Malheur Wild and Scenic Rivers
BLM
Malheur Wild and Scenic Rivers Bull Trout Habitat (ONDA v. U.S. Forest Service)
This case involves United States Forest Service decisions approving livestock grazing in protected corridors along the Malheur and North Fork Malheur Wild and Scenic Rivers in eastern Oregon. The rivers and their tributaries provide critical spawning, rearing, and migratory areas for bull trout, a native fish protected as a “threatened” species under the Endangered Species Act. With fewer than 50 adult bull trout left in each of these two river systems, the fish is alarmingly close to local extirpation.
Bull trout require the cleanest, coldest water of any inland native fish in western North America. After a century of livestock grazing and other human activities that have caused widespread damage to and loss of these habitats, bull trout today occur in less than half of their historic range.
Under the National Forest Management Act, the Forest Service must ensure that any grazing it authorizes is consistent with the Forest Plan that guides the use of the Malheur National Forest. The Forest Plan includes a strategy (known as “INFISH”) “to arrest habitat degradation and initiate recovery” of inland fish habitat; but to do so, the Forest Service must modify or suspend grazing practices that “retard or prevent attainment of” measurable riparian objectives such as bank stability, stream width-to-depth ratio, and the presence of pools — all essential characteristics of good fish habitat.

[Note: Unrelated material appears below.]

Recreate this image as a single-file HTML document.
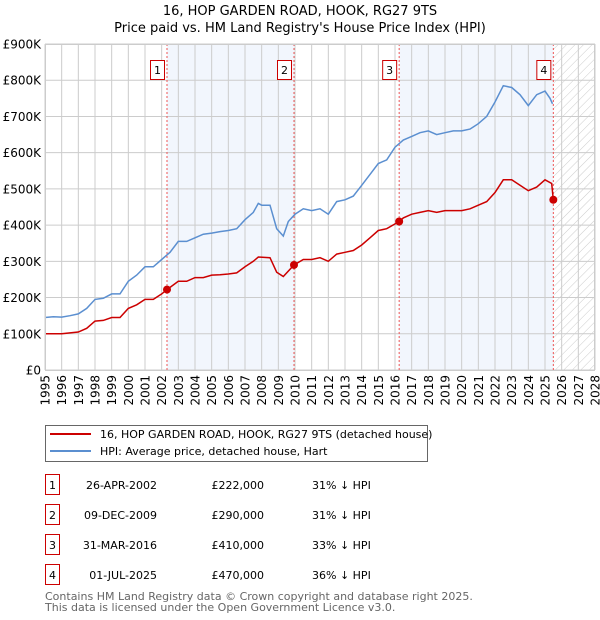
<!DOCTYPE html>
<html><head><meta charset="utf-8"><style>
body{margin:0;background:#fff;}
svg{display:block;font-family:"DejaVu Sans","Liberation Sans",sans-serif;}
</style></head><body>
<svg id="chart" width="600" height="620" viewBox="0 0 600 620" xmlns="http://www.w3.org/2000/svg">
<defs><pattern id="hatch" width="6" height="6" patternUnits="userSpaceOnUse" patternTransform="rotate(45)"><line x1="0" y1="0" x2="0" y2="6" stroke="#ccc" stroke-width="1"/></pattern></defs>
<text x="300" y="15" font-size="13" text-anchor="middle">16, HOP GARDEN ROAD, HOOK, RG27 9TS</text>
<text x="300" y="32" font-size="13" text-anchor="middle">Price paid vs. HM Land Registry's House Price Index (HPI)</text>
<g id="plot"></g>
<g>
<rect x="45.5" y="425.5" width="382" height="36" fill="#fff" stroke="#666"/>
<line x1="50" y1="434" x2="91" y2="434" stroke="#cc0000" stroke-width="2"/>
<text x="100" y="438" font-size="11">16, HOP GARDEN ROAD, HOOK, RG27 9TS (detached house)</text>
<line x1="50" y1="451" x2="91" y2="451" stroke="#5b8fd0" stroke-width="2"/>
<text x="100" y="455" font-size="11">HPI: Average price, detached house, Hart</text>
</g>
<g id="table" font-size="11"></g>
<text x="45" y="600" font-size="11" fill="#666">Contains HM Land Registry data © Crown copyright and database right 2025.</text>
<text x="45" y="611" font-size="11" fill="#666">This data is licensed under the Open Government Licence v3.0.</text>
</svg>
<script>
const hpiYears=[1995,1995.5,1996,1996.5,1997,1997.5,1998,1998.5,1999,1999.5,2000,2000.5,2001,2001.5,2002,2002.5,2003,2003.5,2004,2004.5,2005,2005.5,2006,2006.5,2007,2007.5,2007.8,2008,2008.5,2008.9,2009.3,2009.6,2010,2010.5,2011,2011.5,2012,2012.5,2013,2013.5,2014,2014.5,2015,2015.5,2016,2016.5,2017,2017.5,2018,2018.5,2019,2019.5,2020,2020.5,2021,2021.5,2022,2022.5,2023,2023.5,2024,2024.5,2025,2025.3,2025.45];
const hpiValues=[145,147,146,150,155,170,195,198,210,210,245,262,285,285,305,325,355,355,365,375,378,382,385,390,415,435,460,455,455,390,370,410,430,445,440,445,430,465,470,480,510,540,570,580,615,635,645,655,660,650,655,660,660,665,680,700,740,785,780,760,730,760,770,750,735];
const priceYears=[1995,1996,1997,1997.5,1998,1998.5,1999,1999.5,2000,2000.5,2001,2001.5,2002,2002.32,2003,2003.5,2004,2004.5,2005,2005.5,2006,2006.5,2007,2007.5,2007.8,2008.5,2008.9,2009.3,2009.94,2010.5,2011,2011.5,2012,2012.5,2013,2013.5,2014,2014.5,2015,2015.5,2016.25,2016.5,2017,2017.5,2018,2018.5,2019,2019.5,2020,2020.5,2021,2021.5,2022,2022.5,2023,2023.5,2024,2024.5,2025,2025.4,2025.5];
const priceValues=[100,100,105,115,135,137,145,145,170,180,195,195,210,222,245,245,255,255,262,263,265,268,285,300,312,310,270,258,290,305,305,310,300,320,325,330,345,365,385,390,410,420,430,435,440,435,440,440,440,445,455,465,490,525,525,510,495,505,525,515,470];
const saleLabels=["1","2","3","4"];
const saleYears=[2002.32,2009.94,2016.25,2025.5];
const saleValues=[222,290,410,470];
const saleDates=["26-APR-2002","09-DEC-2009","31-MAR-2016","01-JUL-2025"];
const salePrices=["£222,000","£290,000","£410,000","£470,000"];
const saleDiffs=["31% ↓ HPI","31% ↓ HPI","33% ↓ HPI","36% ↓ HPI"];
const yTicks=[0,100,200,300,400,500,600,700,800,900];
const yTickLabels=["£0","£100K","£200K","£300K","£400K","£500K","£600K","£700K","£800K","£900K"];
const xTicks=[1995,1996,1997,1998,1999,2000,2001,2002,2003,2004,2005,2006,2007,2008,2009,2010,2011,2012,2013,2014,2015,2016,2017,2018,2019,2020,2021,2022,2023,2024,2025,2026,2027,2028];

const NS="http://www.w3.org/2000/svg";
const L=45,R=595,T=44,B=370;
const x=v=>L+(v-1995)/(2028-1995)*(R-L);
const y=v=>B-v/900*(B-T);
function mk(tag,attrs,parent,text){const e=document.createElementNS(NS,tag);for(const k in attrs)e.setAttribute(k,attrs[k]);if(text!==undefined)e.textContent=text;parent.appendChild(e);return e;}
const g=document.getElementById('plot');
for(let i=0;i<4;i+=2){
  const r=mk('rect',{x:x(saleYears[i]),y:T,width:x(saleYears[i+1])-x(saleYears[i]),height:B-T,fill:'#eef3fc',opacity:0.75},g);
  
  
}
const hz=mk('rect',{x:x(saleYears[3]),y:T,width:R-x(saleYears[3]),height:B-T,fill:'url(#hatch)'},g);


xTicks.forEach(t=>{
  const l=mk('line',{x1:x(t),x2:x(t),y1:T,y2:B,stroke:'#ccc','stroke-width':1},g);
  
  
  const tx=mk('text',{x:0,y:0,'font-size':12,'text-anchor':'end',transform:`translate(${x(t)+4.5},${B+5}) rotate(-90)`},g,String(t));
  
  
});
yTicks.forEach((t,i)=>{
  const l=mk('line',{x1:L,x2:R,y1:y(t),y2:y(t),stroke:'#ccc','stroke-width':1},g);
  
  
  const tx=mk('text',{x:L-4,y:y(t)+4.5,'font-size':12,'text-anchor':'end'},g,yTickLabels[i]);
  
  
});
saleYears.forEach(s=>{
  const l=mk('line',{x1:x(s),x2:x(s),y1:T,y2:B,stroke:'#e55','stroke-width':1,'stroke-dasharray':'2,2'},g);
  
  
});
const hp=mk('path',{d:hpiYears.map((v,i)=>(i?'L':'M')+x(v).toFixed(1)+','+y(hpiValues[i]).toFixed(1)).join(''),fill:'none',stroke:'#5b8fd0','stroke-width':1.5},g);


const pp=mk('path',{d:priceYears.map((v,i)=>(i?'L':'M')+x(v).toFixed(1)+','+y(priceValues[i]).toFixed(1)).join(''),fill:'none',stroke:'#cc0000','stroke-width':1.5},g);


saleYears.forEach((s,i)=>{
  const c=mk('circle',{cx:x(s),cy:y(saleValues[i]),r:4,fill:'#cc0000'},g);
  
  
  const bx=x(s)-17;
  const r=mk('rect',{x:bx+0.5,y:60.5,width:14,height:19,fill:'#fff',stroke:'#cc0000'},g);
  
  
  const t=mk('text',{x:bx+7.5,y:74,'font-size':11,'text-anchor':'middle'},g,saleLabels[i]);
  
  
});
const ax=mk('rect',{x:L+0.5,y:T+0.5,width:R-L-1,height:B-T,fill:'none',stroke:'#ccc'},g);


const tb=document.getElementById('table');
saleLabels.forEach((lab,i)=>{
  const ty=483+i*30;
  const row=mk('g',{},tb);
  
  
  mk('rect',{x:45.5,y:ty-8.5,width:14,height:20,fill:'#fff',stroke:'#cc0000'},row);
  mk('text',{x:52.5,y:ty+6,'text-anchor':'middle'},row,lab);
  mk('text',{x:157,y:ty+6,'text-anchor':'end'},row,saleDates[i]);
  mk('text',{x:264,y:ty+6,'text-anchor':'end'},row,salePrices[i]);
  mk('text',{x:312,y:ty+6},row,saleDiffs[i]);
});
</script>
</body></html>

Under the National Wild and Scenic Rivers Act, the Forest Service must “protect and enhance” the “outstandingly remarkable” values of the Wild and Scenic River corridors.
For years, grazing authorized by the Forest Service on the Malheur National Forest has degraded stream and riparian (streamside) habitat essential to the bull trout’s survival. The cattle trample stream banks and consume vegetation that would otherwise stabilize the banks. That results in shallow, wide streams that are too warm for the fish to survive, and soil erosion that buries the rocky layers the fish need to build their nests, called “redds.” The Forest Service has failed to collect sufficient data to understand whether it is meeting the quantifiable, habitat-based riparian standards protective of these habitat attributes, and has failed to evaluate the information is has collected to ascertain whether it must modify or suspend grazing that is retarding or preventing attainment of those ecological standards.
The Forest Service’s chronic failure to meet INFISH habitat standards has resulted in, at best, maintaining a degraded environmental baseline and, more commonly, a worsening downward trend—in violation of the agency’s duty to “protect and enhance” the bull trout and its habitat in the Malheur and North Fork Malheur Wild and Scenic River corridors.
ONDA filed this case in 2003. In their June 2004 opinion, the Court noted that “the way in which grazing has been managed on these lands is clearly at odds with the statutory mandates related to the protection of the river corridors and the species that depend on them.” ONDA successfully appealed to the Ninth Circuit an early dismissal of the case on jurisdictional grounds, setting important legal precedent along the way.
As of 2017, the case is back before the district court on the merits. It follows on other recent successes protecting nearby habitat for steelhead trout.